Sus "Pequeños terremotos" prometen resquebrajar los muros del temor si la tocase ahí, donde el pudor sucumbe ante al éxtasis.  En su "Declaración femenina", se emancipa de la hipócrita castidad, renuncia al "pulcro sepulcro de la intimidad solitaria" obligada a "no pedir más", y advierte desde un "alma encerrada en redondos senos":

"¡Sepan todos que rompo el fino cristal del tabú femenino,

y al tope de mi garganta exclamo que sí quiero más!

Tengo un clítoris carnoso y a punto de caramelo,

pero sobre todo,

para completarme,

tengo un cerebro."

Esta crónica de desafíos desemboca en “Un miércoles más” en que “el deseo indebido”, le libera de la máscara con que disfraza “este ser al que trato de dar la vida verosímil, que tanto detesto”.  Y, obviando los “hermosos cuerpos viriles que caminan a [su] lado” vuelve a desear unos senos, ese “aroma de mujer que siempre ha despertado [sus] sentidos… ese delicioso sabor a sirena” que la entrega a la “muerte y el pecado”.

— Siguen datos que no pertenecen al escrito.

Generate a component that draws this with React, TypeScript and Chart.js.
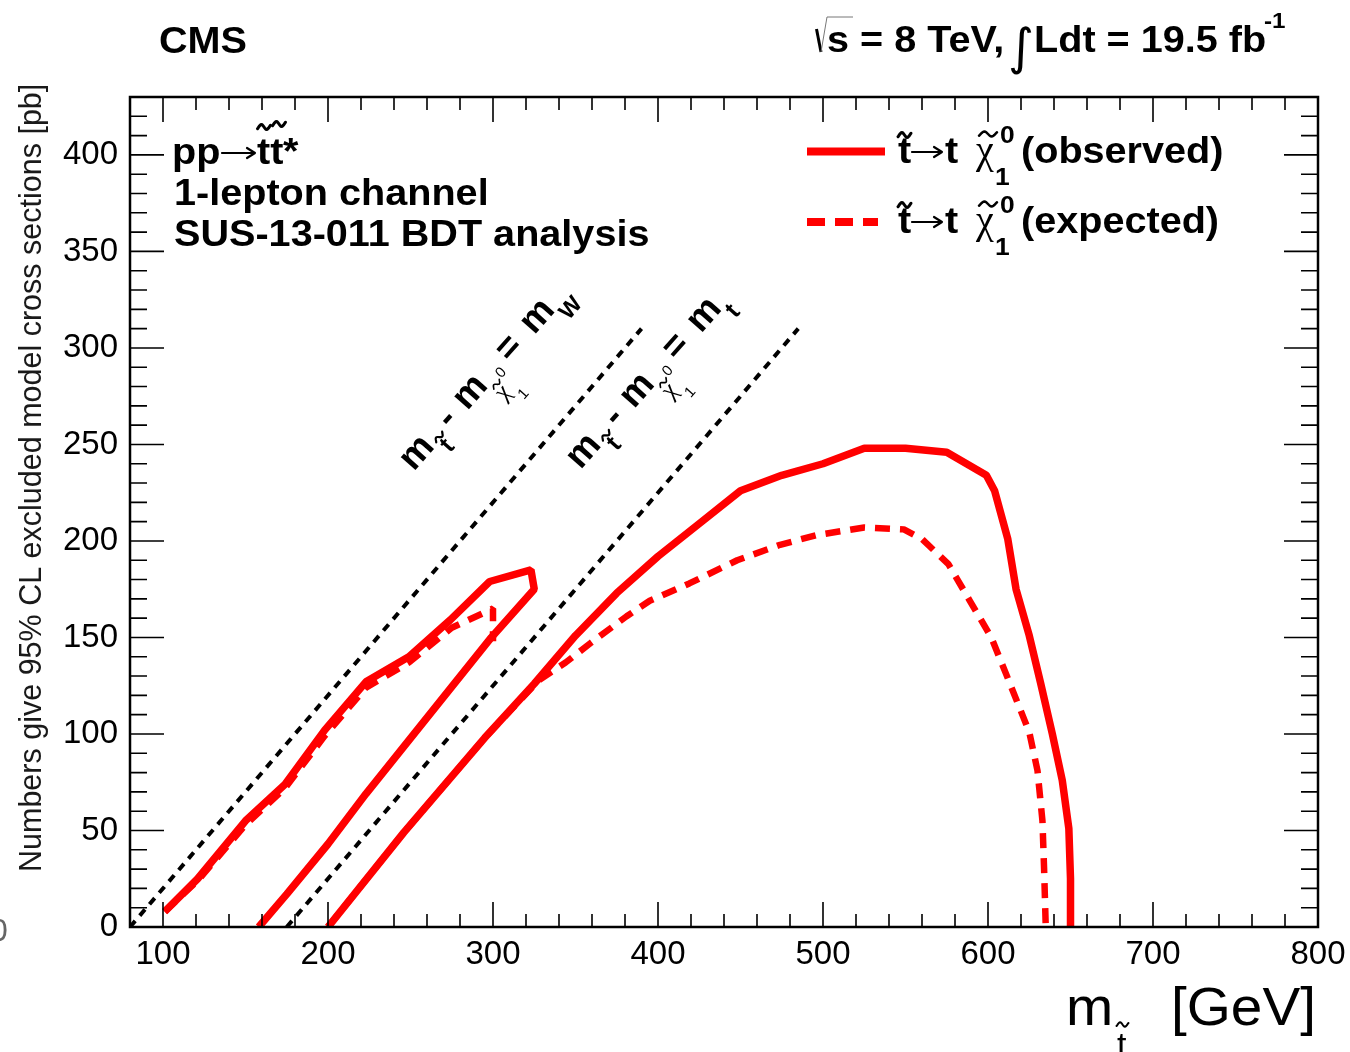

Todo primer amor está condenado al abandono.  La ilusión sucumbe ante el desengaño.  La infatuación se vuelve asedio; desesperación anticipando el encuentro, desvelo rememorando caricias, sed carnal, exploración con los dedos.  Pero el desamor devasta la razón y trastorna el equilibrio. ¿Vivir sin amor, para qué?

A la más primigenia pregunta existencial le acompañan otras vulnerabilidades, ausencias, causales de muerte.  El azar le ha asestado una herida que atraviesa su sangre.  El hermano amado agoniza, liviano entre sus brazos que le rescatan del dolor y le cargan hasta el sepulcro.  ¿Qué hacer sino retar al Dios tan indiferente al suplicio del abandono, a la inmensidad del vacío, a la traición de la desolación?  Ya no se trata de la petit mort de cuya resurrección renace la razón de ser.  La vida ha perdido sentido y la muerte hereda todas sus atenciones, sus sinrazones, sus desatinos.

Entonces llega otro amor, que una vez más se aleja.  La soledad regresa con sus maletas.  Y con diáfana introspección sobre este mundo compartido, sentencia que solo le resta cometer “el pecado mayor para una mujer: envejecer”.

Leer a Antonia Maestre es un viaje indispensable de íntima complicidad entre lector y poeta.